Sugar cane-based beverage

Guarapo (from the Quechua warapu) is a Latin American fermented alcoholic drink derived from sugarcane juice.

"Guarapo" is also a Spanish word for sugarcane juice itself, but in much of Latin America it is used to refer specifically to the fermented product. The Quechua word warapu signifies the juice of crushed cane.

== Variations ==

=== Mexico ===
In the Mexican state of Tabasco, during the Spanish colonial period in the 16th century, when sugarcane was introduced from the Caribbean, the Chontal Maya people began to produce the drink by fermenting sugarcane juice. It became very popular among the Indigenous population, who consume it primarily at parties and celebrations, including Day of the Dead. They also produce guarapo de maíz, or corn guarapo, which is made by fermenting toasted corn, panela, and water.

=== Cuba ===
In Cuba, the drink is prepared in rural communities by dissolving honey or panela in water and fermenting it with a type of yeast commonly referred to as cunchos or supias.

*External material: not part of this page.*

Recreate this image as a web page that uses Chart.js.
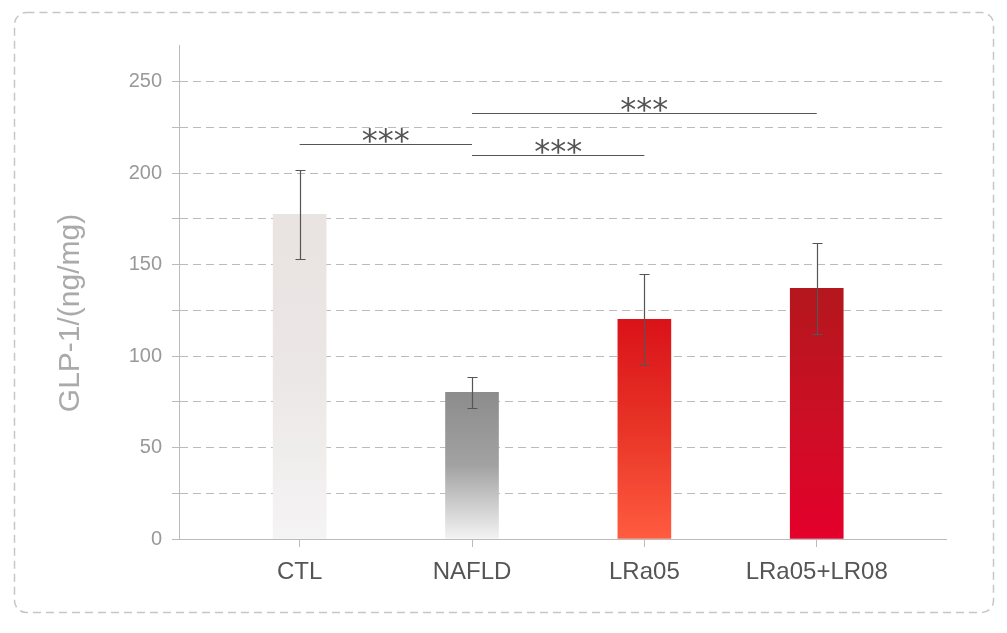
<!DOCTYPE html>
<html>
<head>
<meta charset="utf-8">
<script src="https://cdn.jsdelivr.net/npm/chart.js@4.4.1/dist/chart.umd.min.js"></script>
<style>
    html, body { margin: 0; padding: 0; background: #fff; }
    #wrap { width: 1007px; height: 633px; position: relative; }
</style>
</head>
<body>
<div id="wrap"><canvas id="myChart" width="1007" height="633"></canvas></div>
<script>
const categories = ['CTL', 'NAFLD', 'LRa05', 'LRa05+LR08'];
const means = [177.5, 80.2, 120, 137];
const errors = [24.3, 8.5, 25, 25];
const yLabels = [0, 50, 100, 150, 200, 250];
const sigPairs = [[0, 1], [1, 3], [1, 2]];
const sigHeights = [216, 233, 210];
const sigMarks = ['***', '***', '***'];
const yTitle = 'GLP-1/(ng/mg)';

// bar gradient colours, top -> bottom
const topColors = ['#e9e3e1', '#8c8c8c', '#da1219', '#b4171d'];
const midColors = ['#ebe7e6', '#a2a2a2', '#e83427', '#cb0f24'];
const bottomColors = ['#f5f4f4', '#f3f3f3', '#ff5c40', '#e4002b'];

function barFill(context) {
    const i = context.dataIndex;
    const chart = context.chart;
    if (i === undefined) return '#cccccc';
    if (!chart.chartArea || !chart.scales.y) return topColors[i];
    const y = chart.scales.y;
    const g = chart.ctx.createLinearGradient(0, y.getPixelForValue(means[i]), 0, y.getPixelForValue(0));
    g.addColorStop(0, topColors[i]);
    g.addColorStop(0.5, midColors[i]);
    g.addColorStop(1, bottomColors[i]);
    return g;
}

const errorBars = {
    id: 'errorBars',
    afterDatasetsDraw(chart) {
        const ctx = chart.ctx;
        const x = chart.scales.x, y = chart.scales.y;
        ctx.save();
        ctx.strokeStyle = '#555555';
        ctx.lineWidth = 1.2;
        for (let i = 0; i < means.length; i++) {
            const px = Math.round(x.getPixelForValue(i)) + 0.5;
            const top = Math.round(y.getPixelForValue(means[i] + errors[i])) + 0.5;
            const bot = Math.round(y.getPixelForValue(means[i] - errors[i])) + 0.5;
            ctx.beginPath();
            ctx.moveTo(px, top); ctx.lineTo(px, bot);
            ctx.moveTo(px - 5, top); ctx.lineTo(px + 5, top);
            ctx.moveTo(px - 5, bot); ctx.lineTo(px + 5, bot);
            ctx.stroke();
        }
        ctx.restore();
    }
};

const brackets = {
    id: 'brackets',
    afterDraw(chart) {
        const ctx = chart.ctx;
        const x = chart.scales.x, y = chart.scales.y;
        ctx.save();
        ctx.strokeStyle = '#555555';
        ctx.fillStyle = '#555555';
        ctx.lineWidth = 1;
        ctx.font = '32px "DejaVu Sans", sans-serif';
        ctx.textAlign = 'center';
        ctx.textBaseline = 'alphabetic';
        for (let i = 0; i < sigPairs.length; i++) {
            const x1 = x.getPixelForValue(sigPairs[i][0]);
            const x2 = x.getPixelForValue(sigPairs[i][1]);
            const py = Math.round(y.getPixelForValue(sigHeights[i])) + 0.5;
            ctx.beginPath();
            ctx.moveTo(x1, py); ctx.lineTo(x2, py);
            ctx.stroke();
            ctx.fillText(sigMarks[i], (x1 + x2) / 2, py + 6);
        }
        // y axis title
        ctx.translate(71, 313);
        ctx.rotate(-Math.PI / 2);
        ctx.fillStyle = '#aaaaaa';
        ctx.font = '30px "Liberation Sans", Arial, sans-serif';
        ctx.textBaseline = 'middle';
        ctx.fillText(yTitle, 0, 0);
        ctx.restore();
    }
};

const frame = {
    id: 'frame',
    afterDraw(chart) {
        const ctx = chart.ctx;
        ctx.save();
        ctx.strokeStyle = '#c6c6c6';
        ctx.lineWidth = 1.5;
        ctx.setLineDash([8, 5]);
        ctx.beginPath();
        ctx.roundRect(14.5, 12.5, 979, 600, 12);
        ctx.stroke();
        ctx.restore();
    }
};

window.addEventListener('load', function() {
    const ctx = document.getElementById('myChart');
    new Chart(ctx, {
        type: 'bar',
        data: {
            datasets: [{
                data: means.map((v, i) => ({ x: i, y: v })),
                backgroundColor: barFill,
                borderWidth: 0,
                barThickness: 53
            }]
        },
        options: {
            responsive: false,
            animation: false,
            layout: { padding: { top: 45, right: 61, left: 0, bottom: 0 } },
            plugins: {
                legend: { display: false },
                tooltip: { enabled: false }
            },
            scales: {
                x: {
                    type: 'linear',
                    min: -0.70,
                    max: 3.75,
                    offset: false,
                    afterBuildTicks: s => { s.ticks = categories.map((c, i) => ({ value: i })); },
                    afterFit: s => { s.height = 94; },
                    ticks: {
                        callback: v => categories[v],
                        color: '#555555',
                        font: { family: '"Liberation Sans", Arial, sans-serif', size: 24 },
                        padding: 11,
                        autoSkip: false,
                        maxRotation: 0
                    },
                    grid: { drawOnChartArea: false, offset: false, tickLength: 8, color: '#bbbbbb' },
                    border: { color: '#bbbbbb' }
                },
                y: {
                    min: 0,
                    max: 270,
                    afterBuildTicks: s => { s.ticks = s.ticks.filter(t => t.value % 25 === 0); },
                    afterFit: s => { s.width = 179; },
                    ticks: {
                        stepSize: 25,
                        autoSkip: false,
                        callback: v => yLabels.includes(v) ? v : '',
                        color: '#999999',
                        font: { family: '"Liberation Sans", Arial, sans-serif', size: 20 },
                        padding: 10
                    },
                    grid: { color: '#bbbbbb', tickLength: 7 },
                    border: { color: '#bbbbbb', dash: [8, 5] }
                }
            }
        },
        plugins: [errorBars, brackets, frame]
    });
});
</script>
</body>
</html>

This yeast is often shared among those who produce the beverage. It is also common to produce the beverage by crushing sugarcane in a trapiche or mill, either drinking it fresh or fermenting it. This is also how the typical Cuban drink aguardiente is produced.

=== Central and South America ===
Guarapo is particularly well known in the Latin American nations of Panama, Puerto Rico, the Dominican Republic, Ecuador, Venezuela, Colombia, Bolivia, and Peru. Venezuelans also refer to coffee mixed with a large amount of water as guarapo. Colombians generally drink guarapo, fermented with yeast known as cunchos in clay vessels. The Festival of Guarapo is held in the Colombian town of Tuluá.

===Brazil===
In Brazil, sugarcane juice, known locally as garapa, or caldo de cana, is commonly sold by street vendors in Brazil. Machines are used to press the sugarcane and the juice is extracted. It is sometimes served with lemon or pineapple juice. In contrast with other Latin American countries, it is not fermented.